On this day in the summer of 1989, Spike Lee’s Do The Right Thing was released to theaters in the United States. This highly acclaimed film cemented Lee’s rise to prominence in film and was also coincidentally my introduction to a group that would change the trajectory of my life; Public Enemy.
I was young, but I remember this shit vividly.
YO! MTV Raps was on the television in my aunts home, which was par for the course because she normally didn’t get in until around 6pm. After playing on the porch a bit I recall going in the house, grabbing a drink from the fridge and planting myself smack-dab in front of the television. I only managed to catch the tail end of what Ed Lover was saying, but they stopped and soon thereafter I witnessed one of the blackest things I’d seen. Shit in all honesty, it might be one the blackest things i’ve witnessed to day.
For the next 5 minutes, Chuck D, Flavor Flav, Dj Terminator X, and the S1W’s, collectively known as Public Enemy, held a rally on the streets of Brooklyn in front of what looked like millions. Looking back, it was probably was closer to a thousand, but that’s where the genius of Spike Lee lies; creating something massive out of very little.
This was my first time ever seeing hip hop as a literal unifying culture. Banners with the faces and quotes from African American leaders, signs held high with the names of different cities with high black populations, and in the middle of all of this a fucking rap show?

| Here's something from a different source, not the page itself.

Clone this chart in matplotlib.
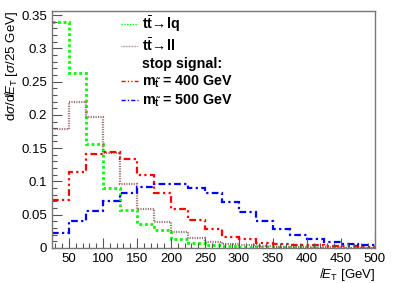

Yes sir, sign me up for this shit.
That summer I’d seen that video over and over again on television and although young as hell, I remember it changing me. I wanted to know who some of the unfamiliar figures in the video were. I needed my mom to get me a Phillies cap, the same Chuck wore. I started to wear an African necklace and patch that my father got me, just like Flav’s. And as many times as I saw that video, I had no idea that it also served as the first single for Spike Lee’s Do The Right Thing.

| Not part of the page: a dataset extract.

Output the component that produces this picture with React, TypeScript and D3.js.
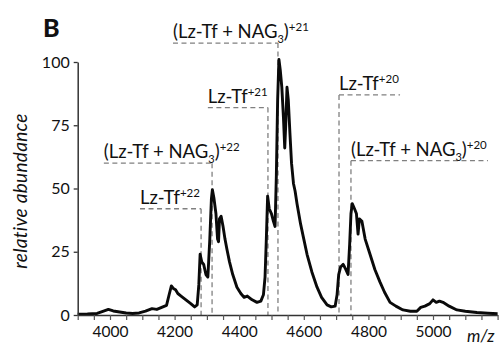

Yes, it took all of that reflection to get to the movie, but it’s symbolic of the way I learned of it’s existence in the first place.
Back then, shitty bootlegged versions of movies made their rounds in my neighborhood. Normally if you didn’t see a movie while it was in theaters, then you’d have to wait at least a year before it was available on home video. My parents were avid renters from a chain called West Coast Video and one weekend night they brought this movie home with little fan fare. Neither I, nor my younger sister had any interest in watching this with our parents but all that changed for me when the title scene began.
Ho-ly SHIT! …is that what I think it is?
Yes indeed, it was none other than Public Enemy. I knew the music like the back of my hand by this point and the visual of a young Rosie Perez had me locked in immediately. Looking back at it now, it’s kind of hilarious admittedly, but at the time it felt so powerful to me because I’d never seen dance with a narrative I could relate to until that point.
The movie began, and soon it became just as beloved to me as P.E’s, “Fight The Power” itself. Although I had family in New York City, I’d never been to Brooklyn but after almost two hours spent with Mookie on the hottest day in the summer, I felt like I’d lived there my entire life. I knew that place because it was a similar make up to the neighborhood I was born and raised in.
I grew up on streets just like those in Hunting Park, Philadelphia. Blacks, Puerto Ricans and Dominicans were and still are the majority of the demographic makeup of the blue collar community. Now, I said blue collar, but this wasn’t some middle class shit, it was and remains to be “the hood”. Not knowing anything too different made it just fine by us.
Just like in the movie, my neighborhood had stores with Korean ownership, issues with police in the community, and showed the earliest signs of modern gentrification. I knew the O.G’s on the corner who spent entire days talking shit and trying to find shade. Sadly, I also was familiar with interactions with the law turning sour when people died by their hands. As far as I was concerned or could even tell, Bed-Stuy was H.P.
Upon its release to theaters, Do The Right Thing became an instant classic due to its portrayals or race relations and the social climate of the day. However, many believed it was dangerous and had the potential to spark riots in black cities across the U.S.
As we know, those riots never happened, as black people proved they couldn’t be moved to real violence based off fictional images. Even though Lee was nominated for an Oscar for Best Original Screenplay and Danny Aiello was nominated for Best Actor, neither won. In fact to much surprise, the film wasn’t even nominated for Best Picture, which of course went to Driving Miss Daisy. This also was the launchpad to Lee’s contentious relationship with Hollywood but that’s another story altogether.
Close to 30 years have passed since Lee released what many contend is his greatest body of work to date. I tend to agree, but this in no way is an indictment of the quality of his films since.
Just my humble opinion, but it’s his most accurate representation of life in streets that looked like mine with people who looked like me. I related to it immensely then and still do. Every single time I see it through adult eyes, I’m reminded of my home as child.
Moreover, every time it comes on that Public Enemy shit still manages to go hard as hell.